Wednesday, October 3, 2012

Stranded Airplane

Most of the aircraft maintenance that Jon does happens in the airport hangars just a couple of miles away from home.  Occasionally, however, one of the planes may develop a problem that prohibits it from flying home.  It doesn’t always have to be a major issue.  Sometimes the pilot just doesn’t have the tools or materials needed to straighten out an otherwise minor issue.  Either way, when this scenario occurs, the mechanic with the most experience on the particular issue has to be flown out to the sick aircraft.  Jon enjoys the infrequent opportunity to make a “house call” and his turn came this week.

While landing on a rough airstrip, the windshield on one of the Kodiaks started coming loose.  The pilot was able to continue flying to Wewak in western PNG, but quickly realized the windshield as it was wouldn’t make it all the way back to Ukarumpa.  He radioed back to home base, and the maintenance team flew into action.

Top left pin: Wewak.  Lower right: Ukarumpa.
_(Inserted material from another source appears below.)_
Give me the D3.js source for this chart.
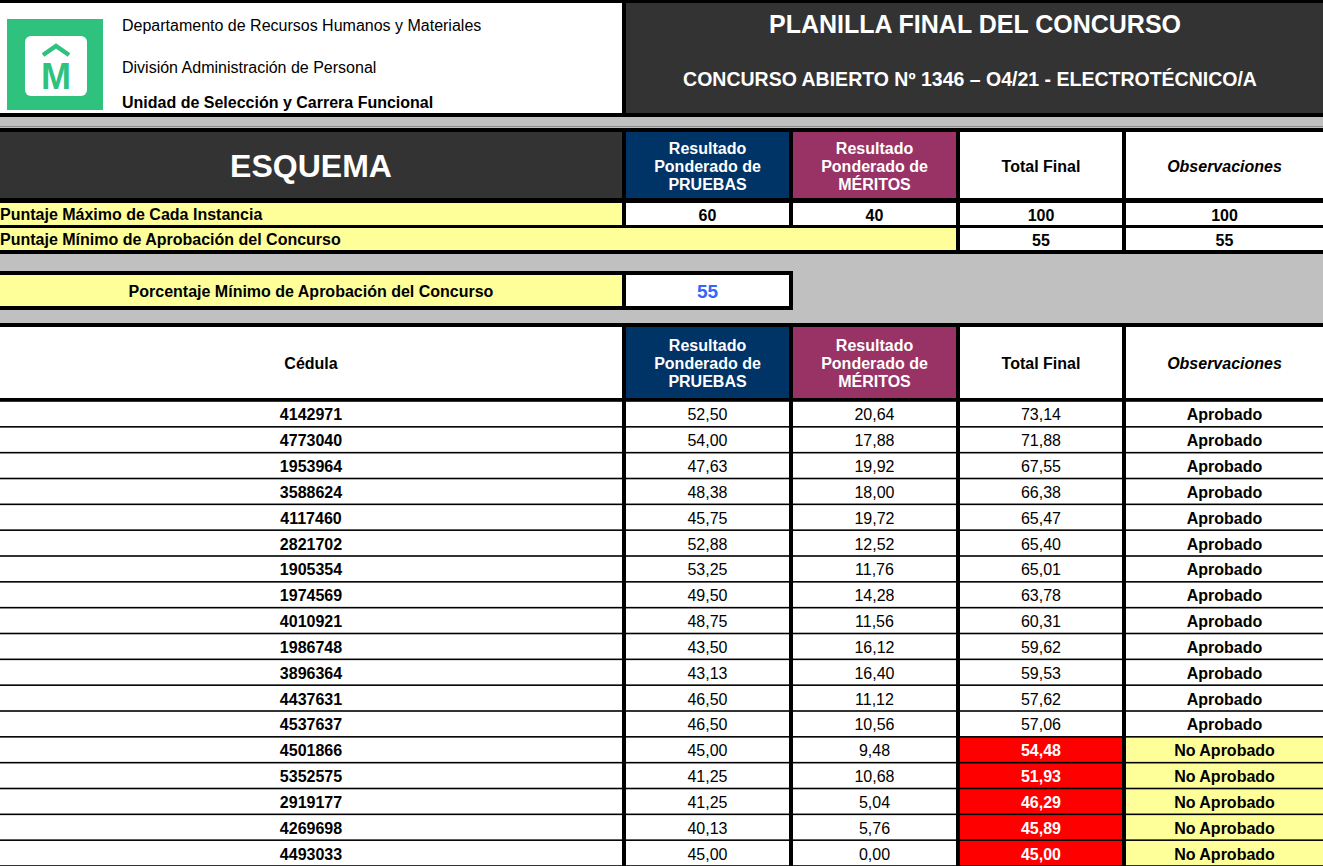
<!DOCTYPE html>
<html>
<head>
<meta charset="utf-8">
<script src="https://cdn.jsdelivr.net/npm/d3@7"></script>
<style>
  body { margin: 0; background: #c0c0c0; }
  svg text { font-family: "Liberation Sans", Arial, sans-serif; }
</style>
</head>
<body>
<div id="chart"></div>
<script>
// data
const cedulas = ["4142971", "4773040", "1953964", "3588624", "4117460", "2821702",
  "1905354", "1974569", "4010921", "1986748", "3896364", "4437631", "4537637",
  "4501866", "5352575", "2919177", "4269698", "4493033"];
const pruebas = [52.50, 54.00, 47.63, 48.38, 45.75, 52.88, 53.25, 49.50, 48.75,
  43.50, 43.13, 46.50, 46.50, 45.00, 41.25, 41.25, 40.13, 45.00];
const meritos = [20.64, 17.88, 19.92, 18.00, 19.72, 12.52, 11.76, 14.28, 11.56,
  16.12, 16.40, 11.12, 10.56, 9.48, 10.68, 5.04, 5.76, 0.00];
const totales = [73.14, 71.88, 67.55, 66.38, 65.47, 65.40, 65.01, 63.78, 60.31,
  59.62, 59.53, 57.62, 57.06, 54.48, 51.93, 46.29, 45.89, 45.00];
const observaciones = ["Aprobado", "Aprobado", "Aprobado", "Aprobado", "Aprobado",
  "Aprobado", "Aprobado", "Aprobado", "Aprobado", "Aprobado", "Aprobado", "Aprobado",
  "Aprobado", "No Aprobado", "No Aprobado", "No Aprobado", "No Aprobado", "No Aprobado"];

const puntajeMaximo = [60, 40, 100, 100];   // pruebas, meritos, total, obs
const puntajeMinimo = [55, 55];             // total, obs
const porcentajeMinimo = 55;

const headerLines = [["Resultado", "Ponderado de", "PRUEBAS"], ["Resultado", "Ponderado de", "MÉRITOS"]];

const width = 1323, height = 866;
const colors = {
  dark: "#333333", blue: "#003366", purple: "#993366", yellow: "#ffff99",
  gray: "#c0c0c0", red: "#ff0000", green: "#2ec27e", link: "#3366ff"
};

// column edges (centre of the black rule between columns)
const edges = [0, 624, 791, 958, 1124, 1323];
const colX = i => i === 0 ? 0 : edges[i] + 2;
const colW = i => (i === 4 ? edges[5] : edges[i + 1] - 2) - colX(i);
const colC = i => colX(i) + colW(i) / 2;

const fmt = d3.formatLocale({ decimal: ",", thousands: ".", grouping: [3], currency: ["", ""] }).format(".2f");

const svg = d3.select("#chart").append("svg")
  .attr("width", width)
  .attr("height", height);

svg.append("rect").attr("width", width).attr("height", height).attr("fill", colors.gray);

function cell(x, y, w, h, fill) {
  return svg.append("rect").attr("x", x).attr("y", y).attr("width", w).attr("height", h).attr("fill", fill);
}
function label(x, y, str, o) {
  o = o || {};
  return svg.append("text")
    .attr("x", x).attr("y", y)
    .attr("text-anchor", o.anchor || "middle")
    .attr("dominant-baseline", "central")
    .attr("font-size", o.size || 16)
    .attr("font-weight", o.bold ? "bold" : "normal")
    .attr("font-style", o.italic ? "italic" : "normal")
    .attr("fill", o.color || "#000")
    .text(str);
}

// ---- top banner
cell(0, 0, width, 117, "#000");
cell(0, 3, 622, 110, "#fff");
cell(626, 3, width - 626, 110, colors.dark);
svg.append("line").attr("x1", 0).attr("x2", width).attr("y1", 126.5).attr("y2", 126.5)
  .attr("stroke", "#8a8a8a").attr("stroke-width", 1);

// logo
cell(7, 19, 96, 91, colors.green);
svg.append("rect").attr("x", 25).attr("y", 36).attr("width", 62).attr("height", 60)
  .attr("rx", 6).attr("fill", "#fff");
svg.append("path").attr("d", "M43,55 L56,46 L69,55")
  .attr("fill", "none").attr("stroke", colors.green).attr("stroke-width", 4.5);
label(56, 76, "M", { size: 36, bold: true, color: colors.green });

label(122, 25, "Departamento de Recursos Humanos y Materiales", { anchor: "start" });
label(122, 67, "División Administración de Personal", { anchor: "start" });
label(122, 102, "Unidad de Selección y Carrera Funcional", { anchor: "start", bold: true });

label(975, 24, "PLANILLA FINAL DEL CONCURSO", { size: 25, bold: true, color: "#fff" });
label(970, 79, "CONCURSO ABIERTO Nº 1346 – O4/21 - ELECTROTÉCNICO/A", { size: 19.5, bold: true, color: "#fff" });

// header of a column block (blue / purple / total / obs)
function columnHeads(y0, h, firstFill, firstText, firstSize) {
  cell(colX(0), y0, colW(0), h, firstFill);
  label(colC(0), y0 + h / 2 + 1, firstText, { size: firstSize, bold: true, color: firstFill === "#fff" ? "#000" : "#fff" });
  [colors.blue, colors.purple].forEach((c, i) => {
    cell(colX(i + 1), y0, colW(i + 1), h, c);
    headerLines[i].forEach((t, k) => label(colC(i + 1), y0 + h / 2 + 1 + (k - 1) * 18, t, { bold: true, color: "#fff" }));
  });
  cell(colX(3), y0, colW(3), h, "#fff");
  label(colC(3), y0 + h / 2 + 1, "Total Final", { bold: true });
  cell(colX(4), y0, colW(4), h, "#fff");
  label(colC(4), y0 + h / 2 + 1, "Observaciones", { bold: true, italic: true });
}

// ---- esquema block
cell(0, 128, width, 126, "#000");
columnHeads(132, 66, colors.dark, "ESQUEMA", 32);

cell(colX(0), 203, colW(0), 22, colors.yellow);
label(0, 214, "Puntaje Máximo de Cada Instancia", { anchor: "start", bold: true });
puntajeMaximo.forEach((v, i) => {
  cell(colX(i + 1), 203, colW(i + 1), 22, "#fff");
  label(colC(i + 1), 215, v, { bold: true });
});

cell(0, 228, colX(3) - 4, 22, colors.yellow);
label(0, 239, "Puntaje Mínimo de Aprobación del Concurso", { anchor: "start", bold: true });
puntajeMinimo.forEach((v, i) => {
  cell(colX(i + 3), 228, colW(i + 3), 22, "#fff");
  label(colC(i + 3), 240, v, { bold: true });
});

// ---- porcentaje minimo
cell(0, 271, edges[2] + 2, 39, "#000");
cell(colX(0), 275, colW(0), 31, colors.yellow);
label(colC(0), 291, "Porcentaje Mínimo de Aprobación del Concurso", { bold: true });
cell(colX(1), 275, colW(1), 31, "#fff");
label(colC(1), 291, porcentajeMinimo, { size: 19, bold: true, color: colors.link });

// ---- results table
cell(0, 323, width, height - 323, "#000");
columnHeads(327, 71, "#fff", "Cédula", 16);

const y = d3.scaleBand().domain(cedulas).range([401, height]);
const rows = cedulas.map((c, i) => ({
  cedula: c, pruebas: pruebas[i], meritos: meritos[i], total: totales[i], obs: observaciones[i]
}));

const row = svg.selectAll("g.row").data(rows).enter().append("g").attr("class", "row")
  .attr("transform", d => "translate(0," + y(d.cedula) + ")");

const bh = y.bandwidth();
const fails = d => d.total < porcentajeMinimo;
const cols = [
  { key: "cedula", text: d => d.cedula, bold: () => true, fill: () => "#fff", color: () => "#000" },
  { key: "pruebas", text: d => fmt(d.pruebas), bold: () => false, fill: () => "#fff", color: () => "#000" },
  { key: "meritos", text: d => fmt(d.meritos), bold: () => false, fill: () => "#fff", color: () => "#000" },
  { key: "total", text: d => fmt(d.total), bold: fails, fill: d => fails(d) ? colors.red : "#fff", color: d => fails(d) ? "#fff" : "#000" },
  { key: "obs", text: d => d.obs, bold: () => true, fill: d => fails(d) ? colors.yellow : "#fff", color: () => "#000" }
];

cols.forEach((c, i) => {
  row.append("rect")
    .attr("x", colX(i)).attr("y", 0.8)
    .attr("width", colW(i)).attr("height", bh - 1.6)
    .attr("fill", c.fill);
  row.append("text")
    .attr("x", colC(i)).attr("y", bh / 2 + 1)
    .attr("text-anchor", "middle")
    .attr("dominant-baseline", "central")
    .attr("font-size", 16)
    .attr("font-weight", d => c.bold(d) ? "bold" : "normal")
    .attr("fill", c.color)
    .text(c.text);
});
</script>
</body>
</html>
Because it was so close to dusk, there wasn’t time to fly anyone out to Wewak until the next morning.  As soon as the sun was up on Tuesday morning, Jon and another mechanic (both with a lot of experience on Kodiak windshields) made the 1.5 hour flight out to the stranded plane.

005A sprawling metropolis Wewak is not, but it does have a few stores, a couple of restaurants, a paved runway and most importantly—a place to work on the airplane out of the scorching sun.

By evening, the windshield was fixed and the plane ready to fly, but again it was too late in the day to fly back to Ukarumpa.  Jon spent the night in our organization’s guest house located in Wewak before heading home on Wednesday morning.

It wasn’t an aircraft rescue fraught with much adventure, but that’s the way an aircraft maintenance engineer likes it.  Jon says, “We had much to thank God for—a hangar to work in, all the necessary tools and materials were within reach, and no surprises.”  In the “Land of the Unexpected” we appreciate the “boring” days too.